Saved data entries
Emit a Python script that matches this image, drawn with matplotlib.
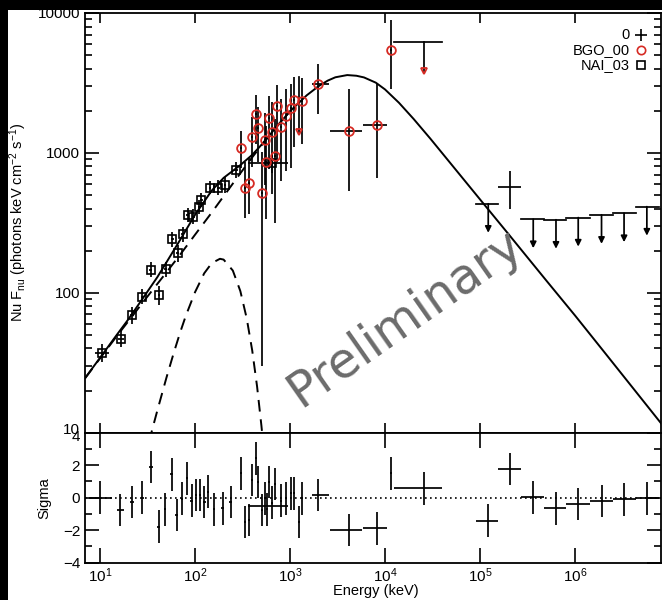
import matplotlib
matplotlib.use("Agg")
import matplotlib.pyplot as plt
from matplotlib.patches import Rectangle
from matplotlib.lines import Line2D
from matplotlib.ticker import NullLocator
from matplotlib.transforms import ScaledTranslation

plt.rcParams['font.family'] = ['Liberation Sans', 'DejaVu Sans']
plt.rcParams['mathtext.fontset'] = 'custom'
plt.rcParams['mathtext.rm'] = 'Liberation Sans'
plt.rcParams['mathtext.it'] = 'Liberation Sans:italic'

# ---------------- spectrum data (keV, nuFnu) ----------------
# NaI detector
nai_e = [10.5, 16.6, 21.7, 27.9, 34.1, 41.8, 49.1, 57.7, 65.7, 74.1, 83.7, 95.9, 110, 117, 144, 176, 207, 270, 640]
nai_v = [37, 47, 69, 94, 146, 96, 147, 242, 192, 262, 361, 351, 413, 461, 565, 565, 590, 756, 843]
nai_elo = [1.7, 1.2, 1.0, 1.0, 1.2, 1.3, 1.5, 1.7, 2.0, 2.2, 2.4, 2.8, 3.0, 3.2, 4, 5, 6, 10, 280]
nai_ehi = [2.0, 1.4, 1.1, 1.1, 1.3, 1.4, 1.6, 1.8, 2.1, 2.3, 2.6, 3.0, 3.2, 3.5, 4, 5, 6, 12, 310]
nai_vlo = [5, 6, 9, 11, 17, 14, 17, 28, 25, 30, 40, 42, 45, 52, 60, 62, 70, 90, 120]
nai_vhi = [6, 7, 10, 12, 19, 16, 19, 30, 28, 33, 44, 46, 50, 58, 66, 70, 80, 100, 140]

# BGO detector
bgo_e = [302, 336, 367, 401, 435, 464, 503, 545, 555, 596, 640, 695, 723, 804, 907, 1017, 1110, 1337, 1987, 4208, 8300, 11460]
bgo_v = [1081, 560, 608, 1294, 1900, 1517, 520, 1240, 859, 1770, 1405, 957, 2167, 1525, 1844, 2083, 2393, 2351, 3098, 1442, 1585, 5445]
bgo_elo = [8, 8, 9, 10, 10, 11, 12, 13, 13, 14, 15, 16, 17, 19, 21, 24, 26, 31, 300, 1560, 2420, 300]
bgo_ehi = [8, 8, 9, 10, 10, 11, 12, 13, 13, 14, 15, 16, 17, 19, 21, 24, 26, 31, 600, 1560, 2230, 300]
bgo_vlo = [300, 220, 240, 500, 750, 650, 490, 650, 520, 1000, 900, 640, 1300, 900, 1100, 1300, 1300, 1200, 1200, 910, 920, 2600]
bgo_vhi = [350, 300, 320, 500, 700, 600, 500, 700, 700, 800, 900, 800, 900, 900, 1000, 1000, 1100, 1100, 1200, 1400, 1500, 3500]

# BGO upper limits (energy, bin edges, limit, arrow tip)
bgo_ul_e = [1230, 25900]
bgo_ul_elo = [1230, 12300]
bgo_ul_ehi = [1230, 40000]
bgo_ul_v = [3490, 6170]
bgo_ul_tip = [1420, 3853]

# LAT bins
lat_e = [207000]
lat_elo = [156000]
lat_ehi = [268000]
lat_v = [574]
lat_vlo = [396]
lat_vhi = [748]
lat_ul_e = [122000, 363000, 630000, 1080000, 1900000, 3280000, 5700000]
lat_ul_elo = [90800, 268000, 468000, 810000, 1430000, 2520000, 4400000]
lat_ul_ehi = [156000, 468000, 810000, 1430000, 2520000, 4400000, 7600000]
lat_ul_v = [433, 336, 333, 345, 361, 371, 413]

# ---------------- fitted model (keV, nuFnu) ----------------
model_e = [7, 10, 15, 20, 30, 40, 50, 70, 100, 150, 200, 300, 400, 500, 700, 1000, 1500, 2000,
           2500, 3000, 4000, 5000, 6000, 8000, 10000, 14000, 20000, 30000, 50000, 1e5, 2e5, 5e5,
           1e6, 2e6, 5e6, 8.1e6]
model_total = [24.7, 34.3, 50, 65, 97, 129, 165, 240, 361, 538, 663, 818, 969, 1141, 1500, 1986,
               2581, 3001, 3289, 3471, 3600, 3560, 3464, 3177, 2842, 2284, 1748, 1264, 827, 465, 262,
               122, 68.8, 38.2, 17.5, 11.6]
band_e = [7, 10, 15, 20, 30, 50, 70, 100, 150, 200, 300, 400, 500, 700, 1000]
band_v = [24.6, 34, 49, 63, 90, 140, 188, 260, 375, 490, 715, 930, 1130, 1500, 1986]
bb_e = [33, 35, 40, 50, 60, 70, 80, 100, 125, 150, 183, 200, 250, 300, 350, 400, 450, 500, 530]
bb_v = [8.6, 10.2, 14.3, 24.7, 37.6, 52.5, 68.5, 101, 137.9, 163, 175, 172.7, 144.2, 102.8, 65.7, 38.7,
        21.4, 11.2, 7.5]

# ---------------- residuals (sigma) ----------------
res_e = [10, 16.3, 21.5, 27.9, 34.4, 41.3, 48.3, 56.7, 64.1, 73.0, 82.0, 91.9, 103, 114, 125, 138, 158,
         195, 237, 302, 336, 367, 401, 435, 464, 503, 545, 573, 596, 640, 695, 804, 907, 1017, 1110, 1230,
         1337, 1987, 4208, 8300, 11460, 25900, 122000, 207000, 363000, 630000, 1080000, 1900000,
         3280000, 5700000]
res_s = [0.0, -0.76, -0.25, 0.0, 1.9, -1.78, -0.72, 1.44, -1.06, -0.05, 1.19, -0.18, 0.17, 0.17, -0.25,
         0.37, -0.72, -0.65, -0.25, 1.5, -1.48, -1.37, 1.09, 2.42, 0.98, -0.76, -0.04, -0.72, 0.98, -0.31,
         0.84, -0.18, -0.04, 0.27, 0.27, -1.48, -0.04, 0.17, -1.99, -1.88, 1.5, 0.58, -1.41, 1.77, 0.02,
         -0.65, -0.39, -0.2, -0.1, -0.04]
res_elo = [2.3, 1.3, 1.0, 1.0, 1.3, 1.4, 1.6, 1.8, 2.0, 2.2, 2.4, 2.8, 3, 3, 4, 4, 5, 8, 10, 8, 8, 9, 10,
           10, 11, 12, 13, 13, 14, 15, 16, 19, 21, 24, 26, 31, 31, 300, 1560, 2420, 300, 13600, 31200,
           51000, 95000, 162000, 270000, 470000, 760000, 1300000]
res_ehi = [3.5, 1.4, 1.1, 1.1, 1.3, 1.4, 1.6, 1.8, 2.1, 2.3, 2.6, 3.0, 3, 3, 4, 4, 5, 8, 10, 8, 8, 9, 10,
           10, 11, 12, 13, 13, 14, 15, 16, 19, 21, 24, 26, 31, 31, 600, 1560, 2230, 300, 14100, 34000,
           61000, 105000, 180000, 350000, 620000, 1120000, 1900000]
res_big_e = [543]
res_big_s = [-0.5]
res_big_elo = [183]
res_big_ehi = [407]

# ---------------- figure ----------------
W, H = 662, 600
fig = plt.figure(figsize=(W / 100, H / 100), dpi=100)
fig.patch.set_facecolor('black')
fig.patches.append(Rectangle((8 / W, 0), 1 - 8 / W, 1 - 10 / H, transform=fig.transFigure,
                             facecolor='white', edgecolor='none', zorder=-10))

x0, x1 = 85 / W, 661 / W
ytop, ymid, ybot = 1 - 13 / H, 1 - 432.7 / H, 1 - 562.7 / H
ax1 = fig.add_axes([x0, ymid, x1 - x0, ytop - ymid])
ax2 = fig.add_axes([x0, ybot, x1 - x0, ymid - ybot], sharex=ax1)

red = '#d62a23'
lw = 1.25
xlim = (6.95, 8.03e6)

# model curves
ax1.plot(model_e, model_total, color='black', lw=1.4, zorder=3)
ax1.plot(band_e, band_v, color='black', lw=1.4, ls=(0, (6, 4)), zorder=3)
ax1.plot(bb_e, bb_v, color='black', lw=1.4, ls=(0, (6, 4)), zorder=3)

# NaI points
ax1.errorbar(nai_e, nai_v, xerr=[nai_elo, nai_ehi], yerr=[nai_vlo, nai_vhi], fmt='none',
             ecolor='black', elinewidth=lw, capsize=0, zorder=4)
ax1.plot(nai_e, nai_v, ls='none', marker='s', ms=6.3, mfc='none', mec='black', mew=1.2, zorder=5)

# BGO points
ax1.errorbar(bgo_e, bgo_v, xerr=[bgo_elo, bgo_ehi], yerr=[bgo_vlo, bgo_vhi], fmt='none',
             ecolor='black', elinewidth=lw, capsize=0, zorder=4)
ax1.plot(bgo_e, bgo_v, ls='none', marker='o', ms=6.3, mfc='none', mec=red, mew=1.3, zorder=5)
for e, elo, ehi, v, tip in zip(bgo_ul_e, bgo_ul_elo, bgo_ul_ehi, bgo_ul_v, bgo_ul_tip):
    ax1.plot([elo, ehi], [v, v], color='black', lw=lw, zorder=4)
    ax1.plot([e, e], [v, tip], color='black', lw=lw, zorder=4)
    ax1.plot([e], [tip], ls='none', marker='v', ms=5, mfc='none', mec=red, mew=1.3, zorder=5)

# LAT points and upper limits
ax1.errorbar(lat_e, lat_v, xerr=[[lat_e[0] - lat_elo[0]], [lat_ehi[0] - lat_e[0]]],
             yerr=[[lat_v[0] - lat_vlo[0]], [lat_vhi[0] - lat_v[0]]], fmt='none',
             ecolor='black', elinewidth=lw, capsize=0, zorder=4)
for e, elo, ehi, v in zip(lat_ul_e, lat_ul_elo, lat_ul_ehi, lat_ul_v):
    ax1.plot([elo, ehi], [v, v], color='black', lw=lw, zorder=4)
    ax1.annotate('', xy=(e, v * 0.62), xytext=(e, v),
                 arrowprops=dict(arrowstyle='-|>', color='black', lw=lw,
                                 mutation_scale=9, shrinkA=0, shrinkB=0), zorder=4)

ax1.set_xscale('log')
ax1.set_yscale('log')
ax1.set_xlim(*xlim)
ax1.set_ylim(10, 10000)
ax1.set_yticks([10, 100, 1000, 10000])
ax1.set_yticklabels(['10', '100', '1000', '10000'])
ax1.set_ylabel(r'Nu F$_{\rm nu}$ (photons keV cm$^{-2}$ s$^{-1}$)', fontsize=10.5, labelpad=6)

# residual panel
ax2.errorbar(res_e, res_s, xerr=[res_elo, res_ehi], yerr=1.0, fmt='none', ecolor='black',
             elinewidth=lw, capsize=0)
ax2.errorbar(res_big_e, res_big_s, xerr=[res_big_elo, res_big_ehi], fmt='none', ecolor='black',
             elinewidth=lw, capsize=0)
ax2.axhline(0, color='black', lw=1.2, ls=(0, (1, 2)))
ax2.set_ylim(-4, 4)
ax2.set_yticks([-4, -2, 0, 2, 4])
ax2.set_yticklabels(['\u22124', '\u22122', '0', '2', '4'])
ax2.set_yticks([-3, -1, 1, 3], minor=True)
ax2.set_ylabel('Sigma', fontsize=10.5, labelpad=8)
ax2.set_xticks([10, 100, 1e3, 1e4, 1e5, 1e6])

for ax in (ax1, ax2):
    for s in ax.spines.values():
        s.set_linewidth(1.3)
    ax.tick_params(which='both', direction='in', top=True, right=True, labelsize=11, width=1.2)
    ax.tick_params(axis='y', which='major', length=10)
    ax.tick_params(axis='y', which='minor', length=5)
    ax.xaxis.set_minor_locator(NullLocator())
ax1.tick_params(axis='x', which='major', length=7, labelbottom=False)
ax2.tick_params(axis='x', which='major', length=11, pad=3)

# the "10" of the top panel and the "4" of the residual panel share the panel seam
fig.canvas.draw()
ax1.get_yticklabels()[0].set_transform(
    ax1.get_yticklabels()[0].get_transform() + ScaledTranslation(0, 4 / 100, fig.dpi_scale_trans))
ax2.get_yticklabels()[-1].set_transform(
    ax2.get_yticklabels()[-1].get_transform() + ScaledTranslation(0, -3 / 100, fig.dpi_scale_trans))

fig.text(376 / W, 1 - 591 / H, 'Energy (keV)', ha='center', va='center', fontsize=10.5)

# legend
legend_rows = [('0', '+', 'black', 9), ('BGO_00', 'o', red, 6), ('NAI_03', 's', 'black', 6)]
for i, (name, mk, col, size) in enumerate(legend_rows):
    ypx = 35 + i * 15
    fig.text(630 / W, 1 - ypx / H, name, ha='right', va='center', fontsize=10.5)
    fig.lines.append(Line2D([641 / W], [1 - ypx / H], transform=fig.transFigure,
                            marker=mk, ms=size, mfc='none', mec=col, mew=1.2, ls='none'))

fig.text(405 / W, 1 - 318 / H, 'Preliminary', rotation=35, fontsize=35, color='#6b6b6b',
         ha='center', va='center', family=['DejaVu Sans'])

fig.savefig('out.png', dpi=100, facecolor=fig.get_facecolor())
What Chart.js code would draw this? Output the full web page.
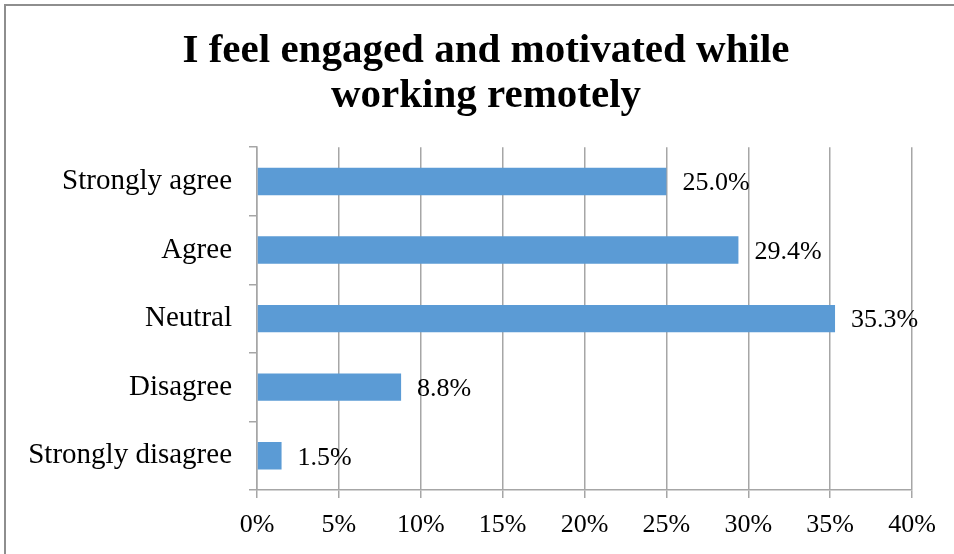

> **PROBLEM**: Locate the word "matplotlib" in the data above. Copy every line carrying it.

> **RESULT OF THE TASK**:
Emit a Python script that matches this image, drawn with matplotlib.
import matplotlib
matplotlib.use("Agg")
import matplotlib.pyplot as plt
from matplotlib.patches import Rectangle
from matplotlib.lines import Line2D
from matplotlib.ticker import NullLocator
from matplotlib.transforms import ScaledTranslation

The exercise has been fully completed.